"""

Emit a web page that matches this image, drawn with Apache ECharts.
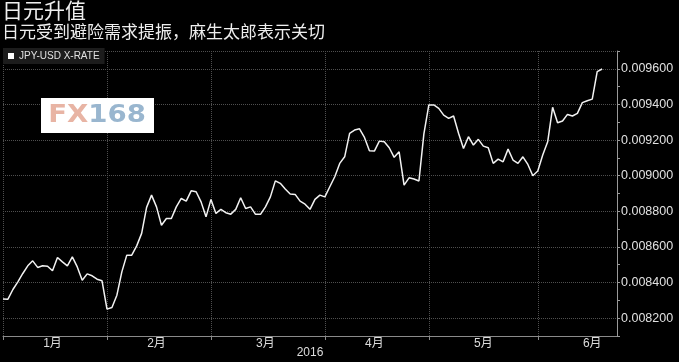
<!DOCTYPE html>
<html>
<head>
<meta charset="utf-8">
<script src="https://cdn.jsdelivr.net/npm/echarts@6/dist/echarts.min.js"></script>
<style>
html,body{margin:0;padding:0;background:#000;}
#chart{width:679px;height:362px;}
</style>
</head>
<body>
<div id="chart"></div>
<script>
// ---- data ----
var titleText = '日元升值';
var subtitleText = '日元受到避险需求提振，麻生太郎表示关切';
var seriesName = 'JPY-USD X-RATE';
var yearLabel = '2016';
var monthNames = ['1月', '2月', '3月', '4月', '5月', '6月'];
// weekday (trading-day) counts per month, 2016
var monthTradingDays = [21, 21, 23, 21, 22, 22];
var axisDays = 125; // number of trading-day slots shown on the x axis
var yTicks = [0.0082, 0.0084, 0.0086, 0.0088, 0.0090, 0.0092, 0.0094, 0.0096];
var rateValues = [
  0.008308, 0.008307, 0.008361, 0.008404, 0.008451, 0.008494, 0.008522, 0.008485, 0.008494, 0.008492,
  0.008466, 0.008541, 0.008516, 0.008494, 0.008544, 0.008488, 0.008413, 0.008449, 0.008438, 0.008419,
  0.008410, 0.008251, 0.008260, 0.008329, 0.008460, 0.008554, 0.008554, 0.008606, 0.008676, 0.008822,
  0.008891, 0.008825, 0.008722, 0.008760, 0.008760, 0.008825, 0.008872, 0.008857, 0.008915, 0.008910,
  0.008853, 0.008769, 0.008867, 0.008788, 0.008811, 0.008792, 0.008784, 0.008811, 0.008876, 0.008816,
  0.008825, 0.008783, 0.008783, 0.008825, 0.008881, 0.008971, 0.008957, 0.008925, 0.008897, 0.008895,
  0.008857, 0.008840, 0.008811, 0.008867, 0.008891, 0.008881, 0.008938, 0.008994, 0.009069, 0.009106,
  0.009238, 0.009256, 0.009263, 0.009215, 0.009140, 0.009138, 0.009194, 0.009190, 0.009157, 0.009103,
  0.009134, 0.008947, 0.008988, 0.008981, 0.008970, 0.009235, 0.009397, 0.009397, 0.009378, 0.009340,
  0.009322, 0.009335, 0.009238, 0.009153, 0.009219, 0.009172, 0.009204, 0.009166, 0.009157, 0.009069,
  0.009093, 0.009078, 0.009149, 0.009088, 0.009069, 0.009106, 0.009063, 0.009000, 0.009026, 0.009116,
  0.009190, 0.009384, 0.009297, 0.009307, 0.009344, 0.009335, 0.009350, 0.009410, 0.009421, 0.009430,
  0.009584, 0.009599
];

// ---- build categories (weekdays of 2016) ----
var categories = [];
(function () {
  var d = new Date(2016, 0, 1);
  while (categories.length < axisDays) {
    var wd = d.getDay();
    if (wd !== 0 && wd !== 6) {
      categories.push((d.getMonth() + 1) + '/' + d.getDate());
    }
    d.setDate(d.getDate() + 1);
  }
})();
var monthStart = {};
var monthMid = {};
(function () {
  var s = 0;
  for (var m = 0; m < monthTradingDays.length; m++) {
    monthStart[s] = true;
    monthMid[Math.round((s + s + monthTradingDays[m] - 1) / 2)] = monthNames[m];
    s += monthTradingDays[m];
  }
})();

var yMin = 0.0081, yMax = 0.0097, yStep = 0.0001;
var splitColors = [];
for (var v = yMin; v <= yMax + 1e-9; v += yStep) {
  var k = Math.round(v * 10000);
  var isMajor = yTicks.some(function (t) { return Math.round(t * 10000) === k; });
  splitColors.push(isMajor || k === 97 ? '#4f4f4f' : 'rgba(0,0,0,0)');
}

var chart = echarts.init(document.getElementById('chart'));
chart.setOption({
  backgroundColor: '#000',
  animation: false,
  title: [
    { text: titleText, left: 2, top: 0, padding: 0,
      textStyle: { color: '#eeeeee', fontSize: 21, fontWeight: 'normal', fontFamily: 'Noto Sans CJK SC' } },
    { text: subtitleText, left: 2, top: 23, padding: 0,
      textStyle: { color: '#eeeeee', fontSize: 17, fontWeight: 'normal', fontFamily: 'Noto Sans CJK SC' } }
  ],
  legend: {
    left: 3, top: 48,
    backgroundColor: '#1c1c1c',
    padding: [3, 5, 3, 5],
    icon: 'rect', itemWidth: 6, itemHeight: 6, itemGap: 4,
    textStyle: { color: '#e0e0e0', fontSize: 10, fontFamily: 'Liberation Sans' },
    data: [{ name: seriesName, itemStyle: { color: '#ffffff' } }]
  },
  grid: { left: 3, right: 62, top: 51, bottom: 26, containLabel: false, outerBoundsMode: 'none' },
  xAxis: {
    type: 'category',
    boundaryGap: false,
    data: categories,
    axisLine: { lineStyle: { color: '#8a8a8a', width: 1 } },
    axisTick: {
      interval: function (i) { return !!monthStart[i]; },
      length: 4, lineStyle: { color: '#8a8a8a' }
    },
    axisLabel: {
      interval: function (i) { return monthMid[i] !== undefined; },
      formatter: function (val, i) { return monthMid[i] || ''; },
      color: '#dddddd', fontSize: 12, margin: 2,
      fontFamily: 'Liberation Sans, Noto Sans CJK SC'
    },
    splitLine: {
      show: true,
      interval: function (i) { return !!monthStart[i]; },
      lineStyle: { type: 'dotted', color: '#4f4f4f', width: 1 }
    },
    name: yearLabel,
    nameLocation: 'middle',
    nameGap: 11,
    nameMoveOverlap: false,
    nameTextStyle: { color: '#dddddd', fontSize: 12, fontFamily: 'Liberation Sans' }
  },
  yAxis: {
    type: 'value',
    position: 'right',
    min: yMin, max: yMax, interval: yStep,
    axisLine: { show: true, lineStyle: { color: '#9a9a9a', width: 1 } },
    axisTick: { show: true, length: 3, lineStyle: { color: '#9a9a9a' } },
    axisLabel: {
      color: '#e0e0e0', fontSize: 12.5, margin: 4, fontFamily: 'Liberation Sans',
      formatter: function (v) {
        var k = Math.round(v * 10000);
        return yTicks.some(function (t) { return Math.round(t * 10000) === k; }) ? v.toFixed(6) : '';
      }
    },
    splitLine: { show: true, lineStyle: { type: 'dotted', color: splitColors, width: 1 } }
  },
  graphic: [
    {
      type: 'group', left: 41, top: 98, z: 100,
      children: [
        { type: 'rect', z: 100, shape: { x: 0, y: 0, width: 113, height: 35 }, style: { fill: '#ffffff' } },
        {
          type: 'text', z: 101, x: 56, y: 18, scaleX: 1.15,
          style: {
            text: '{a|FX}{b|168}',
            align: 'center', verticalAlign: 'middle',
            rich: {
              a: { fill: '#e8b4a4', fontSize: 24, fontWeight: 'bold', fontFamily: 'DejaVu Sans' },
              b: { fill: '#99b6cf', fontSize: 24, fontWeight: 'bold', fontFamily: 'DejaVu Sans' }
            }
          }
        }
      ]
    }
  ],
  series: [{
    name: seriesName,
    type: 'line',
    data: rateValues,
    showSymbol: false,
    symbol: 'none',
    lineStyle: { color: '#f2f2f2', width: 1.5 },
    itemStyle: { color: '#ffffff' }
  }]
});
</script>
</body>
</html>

"""

:: Work instructions ::
From the data above, write out everything exactly except the pictures.

:: Task response ::
Emit a web page that matches this image, drawn with Apache ECharts.
<!DOCTYPE html>
<html>
<head>
<meta charset="utf-8">
<script src="https://cdn.jsdelivr.net/npm/echarts@6/dist/echarts.min.js"></script>
<style>
html,body{margin:0;padding:0;background:#000;}
#chart{width:679px;height:362px;}
</style>
</head>
<body>
<div id="chart"></div>
<script>
// ---- data ----
var titleText = '日元升值';
var subtitleText = '日元受到避险需求提振，麻生太郎表示关切';
var seriesName = 'JPY-USD X-RATE';
var yearLabel = '2016';
var monthNames = ['1月', '2月', '3月', '4月', '5月', '6月'];
// weekday (trading-day) counts per month, 2016
var monthTradingDays = [21, 21, 23, 21, 22, 22];
var axisDays = 125; // number of trading-day slots shown on the x axis
var yTicks = [0.0082, 0.0084, 0.0086, 0.0088, 0.0090, 0.0092, 0.0094, 0.0096];
var rateValues = [
  0.008308, 0.008307, 0.008361, 0.008404, 0.008451, 0.008494, 0.008522, 0.008485, 0.008494, 0.008492,
  0.008466, 0.008541, 0.008516, 0.008494, 0.008544, 0.008488, 0.008413, 0.008449, 0.008438, 0.008419,
  0.008410, 0.008251, 0.008260, 0.008329, 0.008460, 0.008554, 0.008554, 0.008606, 0.008676, 0.008822,
  0.008891, 0.008825, 0.008722, 0.008760, 0.008760, 0.008825, 0.008872, 0.008857, 0.008915, 0.008910,
  0.008853, 0.008769, 0.008867, 0.008788, 0.008811, 0.008792, 0.008784, 0.008811, 0.008876, 0.008816,
  0.008825, 0.008783, 0.008783, 0.008825, 0.008881, 0.008971, 0.008957, 0.008925, 0.008897, 0.008895,
  0.008857, 0.008840, 0.008811, 0.008867, 0.008891, 0.008881, 0.008938, 0.008994, 0.009069, 0.009106,
  0.009238, 0.009256, 0.009263, 0.009215, 0.009140, 0.009138, 0.009194, 0.009190, 0.009157, 0.009103,
  0.009134, 0.008947, 0.008988, 0.008981, 0.008970, 0.009235, 0.009397, 0.009397, 0.009378, 0.009340,
  0.009322, 0.009335, 0.009238, 0.009153, 0.009219, 0.009172, 0.009204, 0.009166, 0.009157, 0.009069,
  0.009093, 0.009078, 0.009149, 0.009088, 0.009069, 0.009106, 0.009063, 0.009000, 0.009026, 0.009116,
  0.009190, 0.009384, 0.009297, 0.009307, 0.009344, 0.009335, 0.009350, 0.009410, 0.009421, 0.009430,
  0.009584, 0.009599
];

// ---- build categories (weekdays of 2016) ----
var categories = [];
(function () {
  var d = new Date(2016, 0, 1);
  while (categories.length < axisDays) {
    var wd = d.getDay();
    if (wd !== 0 && wd !== 6) {
      categories.push((d.getMonth() + 1) + '/' + d.getDate());
    }
    d.setDate(d.getDate() + 1);
  }
})();
var monthStart = {};
var monthMid = {};
(function () {
  var s = 0;
  for (var m = 0; m < monthTradingDays.length; m++) {
    monthStart[s] = true;
    monthMid[Math.round((s + s + monthTradingDays[m] - 1) / 2)] = monthNames[m];
    s += monthTradingDays[m];
  }
})();

var yMin = 0.0081, yMax = 0.0097, yStep = 0.0001;
var splitColors = [];
for (var v = yMin; v <= yMax + 1e-9; v += yStep) {
  var k = Math.round(v * 10000);
  var isMajor = yTicks.some(function (t) { return Math.round(t * 10000) === k; });
  splitColors.push(isMajor || k === 97 ? '#4f4f4f' : 'rgba(0,0,0,0)');
}

var chart = echarts.init(document.getElementById('chart'));
chart.setOption({
  backgroundColor: '#000',
  animation: false,
  title: [
    { text: titleText, left: 2, top: 0, padding: 0,
      textStyle: { color: '#eeeeee', fontSize: 21, fontWeight: 'normal', fontFamily: 'Noto Sans CJK SC' } },
    { text: subtitleText, left: 2, top: 23, padding: 0,
      textStyle: { color: '#eeeeee', fontSize: 17, fontWeight: 'normal', fontFamily: 'Noto Sans CJK SC' } }
  ],
  legend: {
    left: 3, top: 48,
    backgroundColor: '#1c1c1c',
    padding: [3, 5, 3, 5],
    icon: 'rect', itemWidth: 6, itemHeight: 6, itemGap: 4,
    textStyle: { color: '#e0e0e0', fontSize: 10, fontFamily: 'Liberation Sans' },
    data: [{ name: seriesName, itemStyle: { color: '#ffffff' } }]
  },
  grid: { left: 3, right: 62, top: 51, bottom: 26, containLabel: false, outerBoundsMode: 'none' },
  xAxis: {
    type: 'category',
    boundaryGap: false,
    data: categories,
    axisLine: { lineStyle: { color: '#8a8a8a', width: 1 } },
    axisTick: {
      interval: function (i) { return !!monthStart[i]; },
      length: 4, lineStyle: { color: '#8a8a8a' }
    },
    axisLabel: {
      interval: function (i) { return monthMid[i] !== undefined; },
      formatter: function (val, i) { return monthMid[i] || ''; },
      color: '#dddddd', fontSize: 12, margin: 2,
      fontFamily: 'Liberation Sans, Noto Sans CJK SC'
    },
    splitLine: {
      show: true,
      interval: function (i) { return !!monthStart[i]; },
      lineStyle: { type: 'dotted', color: '#4f4f4f', width: 1 }
    },
    name: yearLabel,
    nameLocation: 'middle',
    nameGap: 11,
    nameMoveOverlap: false,
    nameTextStyle: { color: '#dddddd', fontSize: 12, fontFamily: 'Liberation Sans' }
  },
  yAxis: {
    type: 'value',
    position: 'right',
    min: yMin, max: yMax, interval: yStep,
    axisLine: { show: true, lineStyle: { color: '#9a9a9a', width: 1 } },
    axisTick: { show: true, length: 3, lineStyle: { color: '#9a9a9a' } },
    axisLabel: {
      color: '#e0e0e0', fontSize: 12.5, margin: 4, fontFamily: 'Liberation Sans',
      formatter: function (v) {
        var k = Math.round(v * 10000);
        return yTicks.some(function (t) { return Math.round(t * 10000) === k; }) ? v.toFixed(6) : '';
      }
    },
    splitLine: { show: true, lineStyle: { type: 'dotted', color: splitColors, width: 1 } }
  },
  graphic: [
    {
      type: 'group', left: 41, top: 98, z: 100,
      children: [
        { type: 'rect', z: 100, shape: { x: 0, y: 0, width: 113, height: 35 }, style: { fill: '#ffffff' } },
        {
          type: 'text', z: 101, x: 56, y: 18, scaleX: 1.15,
          style: {
            text: '{a|FX}{b|168}',
            align: 'center', verticalAlign: 'middle',
            rich: {
              a: { fill: '#e8b4a4', fontSize: 24, fontWeight: 'bold', fontFamily: 'DejaVu Sans' },
              b: { fill: '#99b6cf', fontSize: 24, fontWeight: 'bold', fontFamily: 'DejaVu Sans' }
            }
          }
        }
      ]
    }
  ],
  series: [{
    name: seriesName,
    type: 'line',
    data: rateValues,
    showSymbol: false,
    symbol: 'none',
    lineStyle: { color: '#f2f2f2', width: 1.5 },
    itemStyle: { color: '#ffffff' }
  }]
});
</script>
</body>
</html>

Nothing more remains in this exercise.